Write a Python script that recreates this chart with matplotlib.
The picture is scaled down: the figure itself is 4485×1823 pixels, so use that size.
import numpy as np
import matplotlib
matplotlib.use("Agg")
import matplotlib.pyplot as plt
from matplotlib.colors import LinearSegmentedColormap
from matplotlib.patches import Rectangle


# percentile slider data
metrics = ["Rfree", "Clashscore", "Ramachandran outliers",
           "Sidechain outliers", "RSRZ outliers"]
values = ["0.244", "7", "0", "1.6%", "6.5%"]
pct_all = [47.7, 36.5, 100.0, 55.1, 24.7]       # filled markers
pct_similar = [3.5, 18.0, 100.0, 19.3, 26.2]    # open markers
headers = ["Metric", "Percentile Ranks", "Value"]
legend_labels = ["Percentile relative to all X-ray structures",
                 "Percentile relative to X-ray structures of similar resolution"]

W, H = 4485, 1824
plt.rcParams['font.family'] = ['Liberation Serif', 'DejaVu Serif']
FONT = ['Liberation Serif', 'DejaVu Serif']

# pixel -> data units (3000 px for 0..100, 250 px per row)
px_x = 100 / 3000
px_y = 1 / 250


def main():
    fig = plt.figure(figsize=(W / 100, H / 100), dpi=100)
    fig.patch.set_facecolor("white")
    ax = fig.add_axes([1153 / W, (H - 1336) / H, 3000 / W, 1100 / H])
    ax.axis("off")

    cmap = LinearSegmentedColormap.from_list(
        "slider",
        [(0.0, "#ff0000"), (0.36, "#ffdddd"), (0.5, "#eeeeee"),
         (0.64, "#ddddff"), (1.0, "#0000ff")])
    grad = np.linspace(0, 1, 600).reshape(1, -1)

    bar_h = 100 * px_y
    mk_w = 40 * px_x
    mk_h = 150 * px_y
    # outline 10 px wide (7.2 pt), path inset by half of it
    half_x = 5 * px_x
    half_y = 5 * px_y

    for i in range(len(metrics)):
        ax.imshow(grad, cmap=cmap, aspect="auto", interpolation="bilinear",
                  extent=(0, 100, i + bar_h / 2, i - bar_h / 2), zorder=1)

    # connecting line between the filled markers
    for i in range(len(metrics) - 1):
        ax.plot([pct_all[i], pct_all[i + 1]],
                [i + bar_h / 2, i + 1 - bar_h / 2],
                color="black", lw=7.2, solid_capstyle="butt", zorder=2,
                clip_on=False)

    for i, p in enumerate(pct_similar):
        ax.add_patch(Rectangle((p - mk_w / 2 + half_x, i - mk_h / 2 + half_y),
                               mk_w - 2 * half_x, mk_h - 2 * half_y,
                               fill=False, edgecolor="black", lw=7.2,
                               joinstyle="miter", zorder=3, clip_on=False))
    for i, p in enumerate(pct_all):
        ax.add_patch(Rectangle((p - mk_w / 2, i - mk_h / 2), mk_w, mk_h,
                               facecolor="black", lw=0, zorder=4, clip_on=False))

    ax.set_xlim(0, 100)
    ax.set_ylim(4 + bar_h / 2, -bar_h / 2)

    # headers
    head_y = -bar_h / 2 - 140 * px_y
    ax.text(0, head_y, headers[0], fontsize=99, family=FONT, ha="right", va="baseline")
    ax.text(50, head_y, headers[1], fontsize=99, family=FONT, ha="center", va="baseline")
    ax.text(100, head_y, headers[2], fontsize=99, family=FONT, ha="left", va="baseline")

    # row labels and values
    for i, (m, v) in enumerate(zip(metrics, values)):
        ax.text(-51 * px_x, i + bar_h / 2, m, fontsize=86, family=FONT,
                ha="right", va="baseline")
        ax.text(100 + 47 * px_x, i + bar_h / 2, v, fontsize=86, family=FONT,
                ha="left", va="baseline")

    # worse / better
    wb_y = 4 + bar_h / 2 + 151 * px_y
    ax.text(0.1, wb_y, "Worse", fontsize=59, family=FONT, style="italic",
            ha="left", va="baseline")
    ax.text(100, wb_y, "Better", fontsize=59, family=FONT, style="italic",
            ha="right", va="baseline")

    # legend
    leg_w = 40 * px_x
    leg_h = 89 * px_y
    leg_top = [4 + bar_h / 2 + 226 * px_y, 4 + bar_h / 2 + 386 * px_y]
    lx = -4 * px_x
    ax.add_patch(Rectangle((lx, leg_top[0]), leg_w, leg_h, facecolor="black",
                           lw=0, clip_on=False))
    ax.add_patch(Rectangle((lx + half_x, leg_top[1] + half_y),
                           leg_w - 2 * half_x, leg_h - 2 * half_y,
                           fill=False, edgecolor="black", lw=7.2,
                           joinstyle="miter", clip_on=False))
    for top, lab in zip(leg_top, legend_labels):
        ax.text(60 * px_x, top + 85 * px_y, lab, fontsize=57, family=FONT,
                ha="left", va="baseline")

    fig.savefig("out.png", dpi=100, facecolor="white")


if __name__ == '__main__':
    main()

*****

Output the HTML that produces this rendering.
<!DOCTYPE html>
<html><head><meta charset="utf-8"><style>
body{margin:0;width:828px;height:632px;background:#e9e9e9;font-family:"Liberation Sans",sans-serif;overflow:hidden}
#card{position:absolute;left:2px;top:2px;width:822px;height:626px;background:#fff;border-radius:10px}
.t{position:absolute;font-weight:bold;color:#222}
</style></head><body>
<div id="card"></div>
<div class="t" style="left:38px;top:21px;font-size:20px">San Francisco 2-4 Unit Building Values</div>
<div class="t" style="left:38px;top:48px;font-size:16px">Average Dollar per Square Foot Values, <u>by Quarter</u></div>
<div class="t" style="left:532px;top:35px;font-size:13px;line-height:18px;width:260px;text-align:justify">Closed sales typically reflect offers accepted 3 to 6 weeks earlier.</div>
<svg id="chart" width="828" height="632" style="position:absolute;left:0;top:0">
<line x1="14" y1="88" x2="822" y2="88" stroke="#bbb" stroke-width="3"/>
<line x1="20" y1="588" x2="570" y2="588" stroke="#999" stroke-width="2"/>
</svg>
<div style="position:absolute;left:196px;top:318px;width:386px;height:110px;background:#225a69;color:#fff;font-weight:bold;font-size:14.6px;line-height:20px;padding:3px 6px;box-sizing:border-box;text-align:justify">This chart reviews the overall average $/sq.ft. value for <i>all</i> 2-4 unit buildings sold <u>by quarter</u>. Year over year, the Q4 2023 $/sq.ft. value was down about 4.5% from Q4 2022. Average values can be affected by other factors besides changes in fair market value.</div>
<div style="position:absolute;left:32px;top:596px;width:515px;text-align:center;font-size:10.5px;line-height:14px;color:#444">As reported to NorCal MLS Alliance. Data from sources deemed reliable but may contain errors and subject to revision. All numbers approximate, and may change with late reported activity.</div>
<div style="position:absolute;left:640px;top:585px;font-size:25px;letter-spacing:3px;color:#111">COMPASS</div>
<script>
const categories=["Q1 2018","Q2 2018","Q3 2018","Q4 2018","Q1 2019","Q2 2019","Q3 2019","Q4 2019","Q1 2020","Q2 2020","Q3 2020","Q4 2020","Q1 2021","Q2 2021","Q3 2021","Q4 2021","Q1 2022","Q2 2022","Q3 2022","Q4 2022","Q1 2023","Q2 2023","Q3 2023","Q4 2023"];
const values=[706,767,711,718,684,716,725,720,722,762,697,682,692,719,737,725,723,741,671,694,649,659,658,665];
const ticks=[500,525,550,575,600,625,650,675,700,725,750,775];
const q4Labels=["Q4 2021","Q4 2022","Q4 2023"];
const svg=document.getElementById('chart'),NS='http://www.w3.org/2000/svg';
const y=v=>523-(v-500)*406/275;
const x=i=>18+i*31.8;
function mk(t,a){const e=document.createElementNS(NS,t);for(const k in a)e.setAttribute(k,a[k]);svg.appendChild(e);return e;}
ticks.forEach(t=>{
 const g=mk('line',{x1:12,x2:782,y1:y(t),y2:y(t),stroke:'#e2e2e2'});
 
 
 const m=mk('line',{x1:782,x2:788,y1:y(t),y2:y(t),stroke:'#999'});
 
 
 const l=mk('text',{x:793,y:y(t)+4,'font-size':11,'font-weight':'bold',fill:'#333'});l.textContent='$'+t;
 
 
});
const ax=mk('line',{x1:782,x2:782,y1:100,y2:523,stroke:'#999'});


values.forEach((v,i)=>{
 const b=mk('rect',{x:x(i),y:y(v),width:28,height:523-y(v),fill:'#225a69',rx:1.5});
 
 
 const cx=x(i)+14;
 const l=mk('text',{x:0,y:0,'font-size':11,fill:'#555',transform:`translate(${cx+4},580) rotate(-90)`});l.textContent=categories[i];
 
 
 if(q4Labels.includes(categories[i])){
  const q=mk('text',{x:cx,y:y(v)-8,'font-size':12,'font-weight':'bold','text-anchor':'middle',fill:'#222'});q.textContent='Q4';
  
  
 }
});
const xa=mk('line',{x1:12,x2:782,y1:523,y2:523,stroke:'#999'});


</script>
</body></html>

*****

Copy out every line of the data that includes "figure".

The picture is scaled down: the figure itself is 4485×1823 pixels, so use that size.
    fig = plt.figure(figsize=(W / 100, H / 100), dpi=100)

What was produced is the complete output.